> _Collected material_
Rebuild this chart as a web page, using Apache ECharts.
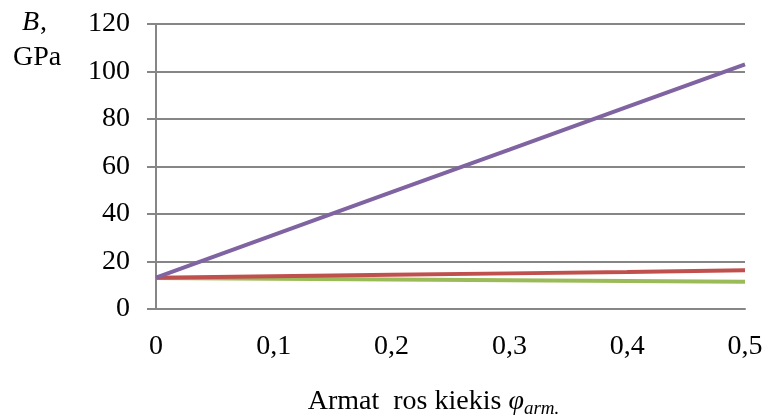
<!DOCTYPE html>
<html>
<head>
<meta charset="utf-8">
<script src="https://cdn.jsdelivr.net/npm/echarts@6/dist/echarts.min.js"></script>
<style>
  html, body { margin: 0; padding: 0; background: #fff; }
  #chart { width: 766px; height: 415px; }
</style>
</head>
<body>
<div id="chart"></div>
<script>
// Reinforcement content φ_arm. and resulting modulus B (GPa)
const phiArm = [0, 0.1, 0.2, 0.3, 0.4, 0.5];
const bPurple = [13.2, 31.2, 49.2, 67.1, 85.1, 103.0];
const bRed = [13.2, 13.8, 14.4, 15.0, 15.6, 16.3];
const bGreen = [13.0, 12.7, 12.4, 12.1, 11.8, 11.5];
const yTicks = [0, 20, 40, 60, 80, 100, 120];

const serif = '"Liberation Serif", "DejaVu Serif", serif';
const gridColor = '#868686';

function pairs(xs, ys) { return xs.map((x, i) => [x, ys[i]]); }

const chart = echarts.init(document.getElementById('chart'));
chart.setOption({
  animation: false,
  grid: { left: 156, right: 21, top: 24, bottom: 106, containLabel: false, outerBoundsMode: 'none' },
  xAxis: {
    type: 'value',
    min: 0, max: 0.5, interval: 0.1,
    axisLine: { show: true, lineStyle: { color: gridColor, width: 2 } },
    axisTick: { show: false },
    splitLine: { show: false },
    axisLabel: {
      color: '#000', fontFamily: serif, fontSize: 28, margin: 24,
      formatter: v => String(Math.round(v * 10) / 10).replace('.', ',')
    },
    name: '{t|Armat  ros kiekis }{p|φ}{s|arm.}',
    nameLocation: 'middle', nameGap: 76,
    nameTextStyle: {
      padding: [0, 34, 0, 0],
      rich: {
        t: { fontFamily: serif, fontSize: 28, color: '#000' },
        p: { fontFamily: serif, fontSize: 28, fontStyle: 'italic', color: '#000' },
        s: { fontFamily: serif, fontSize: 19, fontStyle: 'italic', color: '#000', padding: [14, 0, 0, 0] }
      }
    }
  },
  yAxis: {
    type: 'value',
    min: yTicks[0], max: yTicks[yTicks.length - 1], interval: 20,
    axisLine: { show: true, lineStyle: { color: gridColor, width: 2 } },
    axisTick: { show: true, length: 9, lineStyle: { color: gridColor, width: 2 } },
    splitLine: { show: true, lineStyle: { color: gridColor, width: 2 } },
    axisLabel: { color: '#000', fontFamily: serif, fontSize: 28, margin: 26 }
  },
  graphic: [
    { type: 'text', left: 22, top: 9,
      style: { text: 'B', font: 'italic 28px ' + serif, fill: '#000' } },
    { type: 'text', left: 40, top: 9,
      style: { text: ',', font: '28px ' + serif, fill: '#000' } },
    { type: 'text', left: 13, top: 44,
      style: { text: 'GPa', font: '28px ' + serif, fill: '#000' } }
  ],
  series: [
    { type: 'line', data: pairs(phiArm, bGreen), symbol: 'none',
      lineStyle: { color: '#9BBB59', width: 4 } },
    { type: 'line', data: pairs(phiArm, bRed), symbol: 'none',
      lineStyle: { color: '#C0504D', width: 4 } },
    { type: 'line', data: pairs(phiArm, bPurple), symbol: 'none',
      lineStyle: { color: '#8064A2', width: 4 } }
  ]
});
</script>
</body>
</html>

> _Task statement_
From start to finish, output the listing exactly, but omit its pictures.

> _Solution to the exercise_
Rebuild this chart as a web page, using Apache ECharts.
<!DOCTYPE html>
<html>
<head>
<meta charset="utf-8">
<script src="https://cdn.jsdelivr.net/npm/echarts@6/dist/echarts.min.js"></script>
<style>
  html, body { margin: 0; padding: 0; background: #fff; }
  #chart { width: 766px; height: 415px; }
</style>
</head>
<body>
<div id="chart"></div>
<script>
// Reinforcement content φ_arm. and resulting modulus B (GPa)
const phiArm = [0, 0.1, 0.2, 0.3, 0.4, 0.5];
const bPurple = [13.2, 31.2, 49.2, 67.1, 85.1, 103.0];
const bRed = [13.2, 13.8, 14.4, 15.0, 15.6, 16.3];
const bGreen = [13.0, 12.7, 12.4, 12.1, 11.8, 11.5];
const yTicks = [0, 20, 40, 60, 80, 100, 120];

const serif = '"Liberation Serif", "DejaVu Serif", serif';
const gridColor = '#868686';

function pairs(xs, ys) { return xs.map((x, i) => [x, ys[i]]); }

const chart = echarts.init(document.getElementById('chart'));
chart.setOption({
  animation: false,
  grid: { left: 156, right: 21, top: 24, bottom: 106, containLabel: false, outerBoundsMode: 'none' },
  xAxis: {
    type: 'value',
    min: 0, max: 0.5, interval: 0.1,
    axisLine: { show: true, lineStyle: { color: gridColor, width: 2 } },
    axisTick: { show: false },
    splitLine: { show: false },
    axisLabel: {
      color: '#000', fontFamily: serif, fontSize: 28, margin: 24,
      formatter: v => String(Math.round(v * 10) / 10).replace('.', ',')
    },
    name: '{t|Armat  ros kiekis }{p|φ}{s|arm.}',
    nameLocation: 'middle', nameGap: 76,
    nameTextStyle: {
      padding: [0, 34, 0, 0],
      rich: {
        t: { fontFamily: serif, fontSize: 28, color: '#000' },
        p: { fontFamily: serif, fontSize: 28, fontStyle: 'italic', color: '#000' },
        s: { fontFamily: serif, fontSize: 19, fontStyle: 'italic', color: '#000', padding: [14, 0, 0, 0] }
      }
    }
  },
  yAxis: {
    type: 'value',
    min: yTicks[0], max: yTicks[yTicks.length - 1], interval: 20,
    axisLine: { show: true, lineStyle: { color: gridColor, width: 2 } },
    axisTick: { show: true, length: 9, lineStyle: { color: gridColor, width: 2 } },
    splitLine: { show: true, lineStyle: { color: gridColor, width: 2 } },
    axisLabel: { color: '#000', fontFamily: serif, fontSize: 28, margin: 26 }
  },
  graphic: [
    { type: 'text', left: 22, top: 9,
      style: { text: 'B', font: 'italic 28px ' + serif, fill: '#000' } },
    { type: 'text', left: 40, top: 9,
      style: { text: ',', font: '28px ' + serif, fill: '#000' } },
    { type: 'text', left: 13, top: 44,
      style: { text: 'GPa', font: '28px ' + serif, fill: '#000' } }
  ],
  series: [
    { type: 'line', data: pairs(phiArm, bGreen), symbol: 'none',
      lineStyle: { color: '#9BBB59', width: 4 } },
    { type: 'line', data: pairs(phiArm, bRed), symbol: 'none',
      lineStyle: { color: '#C0504D', width: 4 } },
    { type: 'line', data: pairs(phiArm, bPurple), symbol: 'none',
      lineStyle: { color: '#8064A2', width: 4 } }
  ]
});
</script>
</body>
</html>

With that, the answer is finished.